EXERCISE ▸ Quote the listing in full, exactly as given, minus any pictures.

=== RECORDS SUPPLIED ===

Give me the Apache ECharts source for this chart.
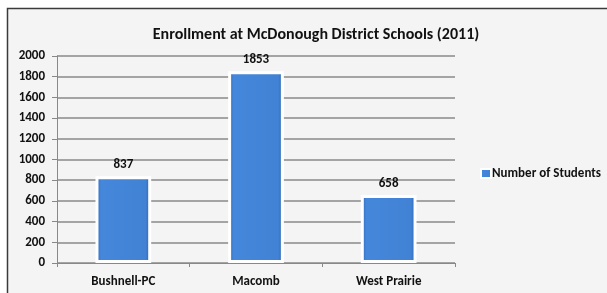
<!DOCTYPE html>
<html>
<head>
<meta charset="utf-8">
<script src="https://cdn.jsdelivr.net/npm/echarts@6/dist/echarts.min.js"></script>
<style>
html, body { margin: 0; padding: 0; background: #fff; }
#main { width: 607px; height: 293px; }
</style>
</head>
<body>
<div id="main"></div>
<script>
var schools = ['Bushnell-PC', 'Macomb', 'West Prairie'];
var students = [837, 1853, 658];
var seriesName = 'Number of Students';

var chart = echarts.init(document.getElementById('main'));
var font = 'Calibri, Carlito, "Open Sans", sans-serif';

// blue bar with darker sides, like the office 3D-ish bars
var barColor = new echarts.graphic.LinearGradient(0, 0, 1, 0, [
    { offset: 0, color: '#2d66b0' },
    { offset: 0.1, color: '#4587da' },
    { offset: 0.9, color: '#4182d5' },
    { offset: 1, color: '#2a5ea6' }
]);

var option = {
    animation: false,
    textStyle: { fontFamily: font },
    graphic: [{
        type: 'rect',
        z: -10,
        shape: { x: 7.5, y: 8.5, width: 640, height: 320 },
        style: { fill: '#f4f4f4', stroke: '#3a3a3a', lineWidth: 1.5 }
    }],
    title: {
        text: 'Enrollment at McDonough District Schools (2011)',
        left: 311,
        textAlign: 'center',
        top: 22,
        textStyle: { fontSize: 16, fontWeight: 'bold', color: '#111', fontFamily: font }
    },
    legend: {
        data: [seriesName],
        left: 475,
        top: 162,
        icon: 'rect',
        itemWidth: 10,
        itemHeight: 9,
        textStyle: { fontSize: 13, fontWeight: 'bold', color: '#111', padding: [0, 0, 0, -4] }
    },
    grid: { left: 57, right: 152, top: 56, bottom: 30 },
    xAxis: {
        type: 'category',
        data: schools,
        axisLine: { lineStyle: { color: '#888', width: 1 } },
        axisTick: { show: true, length: 4, lineStyle: { color: '#888' } },
        axisLabel: { fontSize: 13, fontWeight: 'bold', color: '#111', margin: 12 }
    },
    yAxis: {
        type: 'value',
        min: 0,
        max: 2000,
        interval: 200,
        axisLine: { show: true, lineStyle: { color: '#888', width: 1 } },
        axisTick: { show: true, length: 5, lineStyle: { color: '#888' } },
        axisLabel: {
            fontSize: 13, fontWeight: 'bold', color: '#111', margin: 12,
            formatter: function (v) { return String(v); }
        },
        splitLine: { lineStyle: { color: '#8a8a8a', width: 1.5 } }
    },
    series: [{
        name: seriesName,
        type: 'bar',
        data: students,
        barWidth: '42%',
        itemStyle: { color: barColor, borderColor: '#ffffff', borderWidth: 3 },
        label: {
            show: true,
            position: 'top',
            distance: 5,
            fontSize: 13,
            fontWeight: 'bold',
            color: '#111'
        }
    }]
};

chart.setOption(option);
</script>
</body>
</html>
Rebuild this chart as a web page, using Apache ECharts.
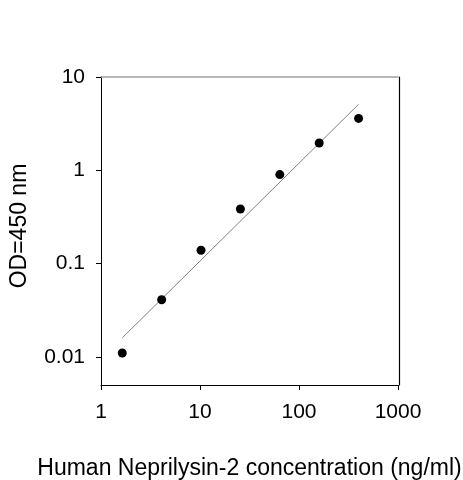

===

SOLUTION TO THIS PROBLEM ▸
Give me the Apache ECharts source for this chart.
<!DOCTYPE html>
<html>
<head>
<meta charset="utf-8">
<script src="https://cdn.jsdelivr.net/npm/echarts@6/dist/echarts.min.js"></script>
<style>
html, body { margin: 0; padding: 0; background: #fff; }
#main { width: 607px; height: 293px; }
</style>
</head>
<body>
<div id="main"></div>
<script>
var schools = ['Bushnell-PC', 'Macomb', 'West Prairie'];
var students = [837, 1853, 658];
var seriesName = 'Number of Students';

var chart = echarts.init(document.getElementById('main'));
var font = 'Calibri, Carlito, "Open Sans", sans-serif';

// blue bar with darker sides, like the office 3D-ish bars
var barColor = new echarts.graphic.LinearGradient(0, 0, 1, 0, [
    { offset: 0, color: '#2d66b0' },
    { offset: 0.1, color: '#4587da' },
    { offset: 0.9, color: '#4182d5' },
    { offset: 1, color: '#2a5ea6' }
]);

var option = {
    animation: false,
    textStyle: { fontFamily: font },
    graphic: [{
        type: 'rect',
        z: -10,
        shape: { x: 7.5, y: 8.5, width: 640, height: 320 },
        style: { fill: '#f4f4f4', stroke: '#3a3a3a', lineWidth: 1.5 }
    }],
    title: {
        text: 'Enrollment at McDonough District Schools (2011)',
        left: 311,
        textAlign: 'center',
        top: 22,
        textStyle: { fontSize: 16, fontWeight: 'bold', color: '#111', fontFamily: font }
    },
    legend: {
        data: [seriesName],
        left: 475,
        top: 162,
        icon: 'rect',
        itemWidth: 10,
        itemHeight: 9,
        textStyle: { fontSize: 13, fontWeight: 'bold', color: '#111', padding: [0, 0, 0, -4] }
    },
    grid: { left: 57, right: 152, top: 56, bottom: 30 },
    xAxis: {
        type: 'category',
        data: schools,
        axisLine: { lineStyle: { color: '#888', width: 1 } },
        axisTick: { show: true, length: 4, lineStyle: { color: '#888' } },
        axisLabel: { fontSize: 13, fontWeight: 'bold', color: '#111', margin: 12 }
    },
    yAxis: {
        type: 'value',
        min: 0,
        max: 2000,
        interval: 200,
        axisLine: { show: true, lineStyle: { color: '#888', width: 1 } },
        axisTick: { show: true, length: 5, lineStyle: { color: '#888' } },
        axisLabel: {
            fontSize: 13, fontWeight: 'bold', color: '#111', margin: 12,
            formatter: function (v) { return String(v); }
        },
        splitLine: { lineStyle: { color: '#8a8a8a', width: 1.5 } }
    },
    series: [{
        name: seriesName,
        type: 'bar',
        data: students,
        barWidth: '42%',
        itemStyle: { color: barColor, borderColor: '#ffffff', borderWidth: 3 },
        label: {
            show: true,
            position: 'top',
            distance: 5,
            fontSize: 13,
            fontWeight: 'bold',
            color: '#111'
        }
    }]
};

chart.setOption(option);
</script>
</body>
</html>
Rebuild this chart as a web page, using Apache ECharts.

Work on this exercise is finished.